2017-02-23 18:32:00

Pope's visit to mark 200 years of Anglican worship in Rome


(Vatican Radio) On Sunday Pope Francis is scheduled to visit All Saints Anglican Church, where he will answer questions from the congregation, bless a newly commissioned icon of Christ the Saviour and witness a twinning with Rome’s Catholic parish dedicated to All Saints.

The afternoon visit will take the form of a short Evensong service, presided over by the pope and by the bishop of the Anglican Diocese in Europe, Robert Innes. It’s the first time a pope has visited an Anglican church in Rome and it comes as part of All Saints’ 200th anniversary celebrations.

As chaplain of All Saints for the past 18 years, Father Jonathan Boardman will be welcoming the pope to the central Rome parish, which began with a group of English worshippers back in October 1816. He talked to Philippa Hitchen about the origins of the community and about the importance of this historic papal visit….

Listen 

Fr Jonathan explains that there was no English community living in Rome during the period of the Napoleonic wars, but when peace was declared in 1815 following the Battle of Waterloo, English visitors returned to Rome in significant numbers. He notes too that the papacy had been supported, and papal states restored, in part by British intervention, so “there was a good deal more tolerance…. to permit these foreigners to worship in their own rite”.

These visitors from the north arrived in their coaches at Rome’s Porta Flaminia, he says,  and stayed close to that area. Before long, there was an English chemist, two or three English doctors and several tearooms, “so this area was the obvious place for English worship to be conducted”.

From granary chapel to neo-Gothic church 

The first clergyman to celebrate a Eucharist according to the Church of England rite was the Dean of Jersey, who was spending six months in Rome and was asked to lead worship on Sunday 27th October 1816. Fr Jonathan says there were four worshippers that first Sunday, twenty the following week and fifty the week after that, so soon they had to move out of the private apartment where they had gathered and rent somewhere to celebrate the liturgies.

After the first few years, the community was given the use of a chapel outside the Flaminian gate in a converted granary, where they worshipped from 1827 to 1887, when the first Eucharist was celebrated on Easter Day in the current neo-Gothic church building. When the pontiff of the period, Pope Pius VII, was asked about permission for Anglican worship in the city, he reportedly replied, “what the pope doesn’t know,  the pope doesn’t have to approve.”
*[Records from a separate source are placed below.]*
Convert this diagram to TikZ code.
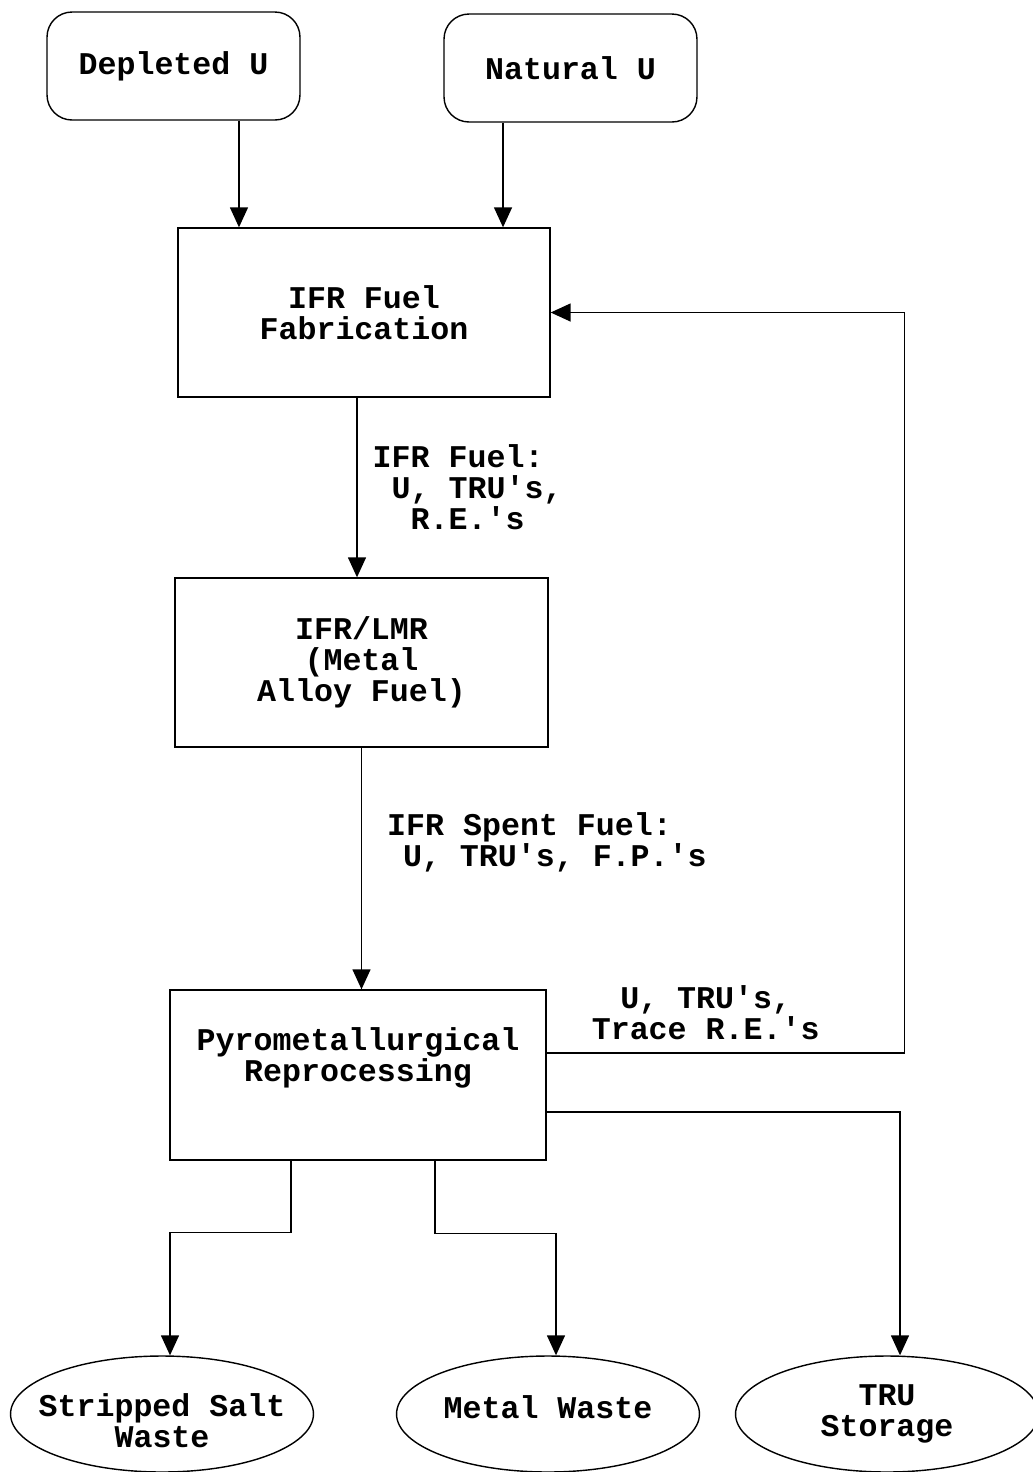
\documentclass[tikz,border=0pt]{standalone}
\usepackage{fontspec}
\setmonofont{Liberation Mono}
\usetikzlibrary{arrows.meta,positioning,shapes.geometric}

\begin{document}
\begin{tikzpicture}[
  x=0.02cm, y=-0.02cm,
  font=\ttfamily\bfseries\fontsize{18}{17.6}\selectfont,
  line width=0.8pt,
  src/.style={draw, rounded corners=0.5cm, minimum width=5.06cm, minimum height=2.16cm},
  box/.style={draw, align=center, minimum width=7.44cm, minimum height=3.38cm},
  sink/.style={draw, ellipse, inner sep=0pt, minimum width=6.06cm, minimum height=2.32cm},
  lbl/.style={align=left, inner sep=0pt},
  arr/.style={-{Triangle[length=0.4cm,width=0.36cm]}}
]
\useasboundingbox (0,0) rectangle (1033,1472);
\node[src] (dep) at (173.5,66) {Depleted U};
\node[src] (nat) at (570.5,68) {Natural U};
\node[box] (fab) at (364,312.5) {IFR Fuel\\Fabrication};
\node[box, minimum width=7.46cm] (lmr) at (361.5,662.5) {IFR/LMR\\(Metal\\Alloy Fuel)};
\node[box, minimum width=7.52cm, minimum height=3.4cm,
      label={[align=center, yshift=0.34cm]center:Pyrometallurgical\\Reprocessing}] (pyro) at (358,1075) {};
\node[sink, label={[align=center, yshift=-0.14cm]center:Stripped Salt\\Waste}] (salt) at (162,1414) {};
\node[sink, label={[yshift=0.14cm]center:Metal Waste}] (metal) at (548,1414) {};
\node[sink, label={[align=center]center:TRU\\Storage}] (tru) at (887,1414) {};
\draw[arr] ([xshift=1.31cm]dep.south) -- ([xshift=1.31cm]dep.south |- fab.north);
\draw[arr] ([xshift=-1.35cm]nat.south) -- ([xshift=-1.35cm]nat.south |- fab.north);
\draw[arr] ([xshift=-0.14cm]fab.south) -- ([xshift=-0.14cm]fab.south |- lmr.north)
      node[lbl, midway, right=0.3cm]{IFR Fuel:\\\phantom{x}U, TRU's,\\\phantom{xx}R.E.'s};
\draw[arr] (lmr.south) -- (lmr.south |- pyro.north)
      node[lbl, pos=0.39, right=0.5cm]{IFR Spent Fuel:\\\hspace*{0.5em}U, TRU's, F.P.'s};
\draw[arr] ([yshift=0.44cm]pyro.east) -- ++(358,0)
      node[lbl, align=center, midway, above=0.25cm, xshift=-0.4cm]{U, TRU's,\\Trace R.E.'s}
      |- (fab.east);
\draw[arr] ([yshift=-0.74cm]pyro.east) -| ([xshift=0.26cm]tru.north);
\draw[arr] ([xshift=-1.34cm]pyro.south) -- ++(0,72) -| ([xshift=0.16cm]salt.north);
\draw[arr] ([xshift=1.54cm]pyro.south) -- ++(0,73) -| ([xshift=0.16cm]metal.north);
\end{tikzpicture}
\end{document}
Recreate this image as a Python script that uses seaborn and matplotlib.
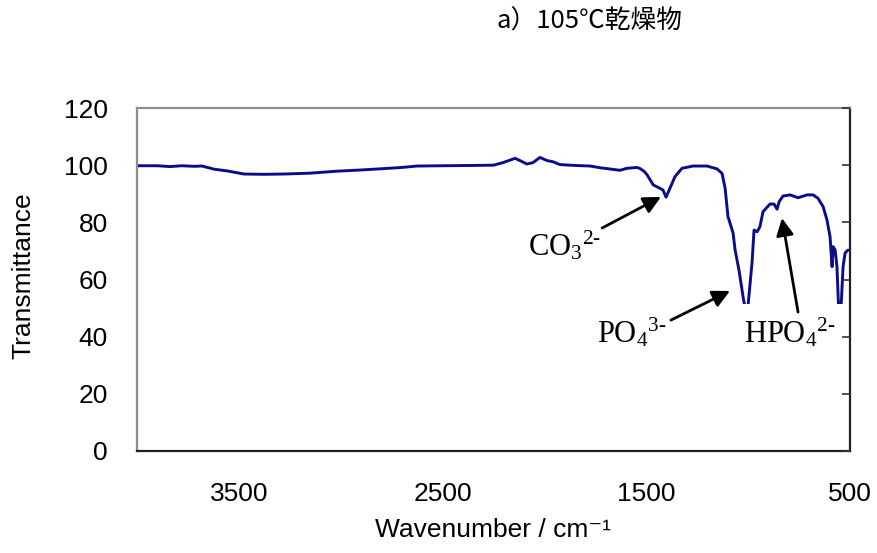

From English ghetto to international community

Today, Fr Jonathan continues, the profile of the congregation has changed enormously to include members of over 20 nationalities, largely from Commonwealth countries and mainly English speaking. He notes there is an increasingly large number of children, thanks to an excellent education programme led by the assistant chaplain, Rev. Dana English.

Importance of first papal visit

Reflecting on the significance of the papal visit, he says “Of course it’s special, but in a sense it’s special because it should be normal” given the increasingly good relations between Anglicans and Catholics over the past 50 years. He adds that the visit marks the “crowning of our celebrations of 200 years, we feel immensely honoured, we’re full of joy, we know it’s going to be a very special moment in our memories and for our future”

Ecumenism at work in the parishes

Finally Father Jonathan recalls the “official strengthening of the IARCCUM (International Anglican-Roman Catholic Commission on Unity and Mission) process last October with the archbishop of Canterbury and the pope commissioning pairs of Roman Catholic and Anglican bishops to go back to their dioceses and work together”.

Working together in service to the poor

The twinning of All Saints with the Catholic parish of Ognissanti on the Via Appia Nuova, he says, is an example of that at “grassroots level” As the only two churches in Rome dedicated to All Saints, they have worked together for the past decade and Sunday’s event will be further commitment in terms of “learning about each other’s traditions, sharing worship in as much as we can, growing in friendship and committing ourselves to working together for the service of the poor”.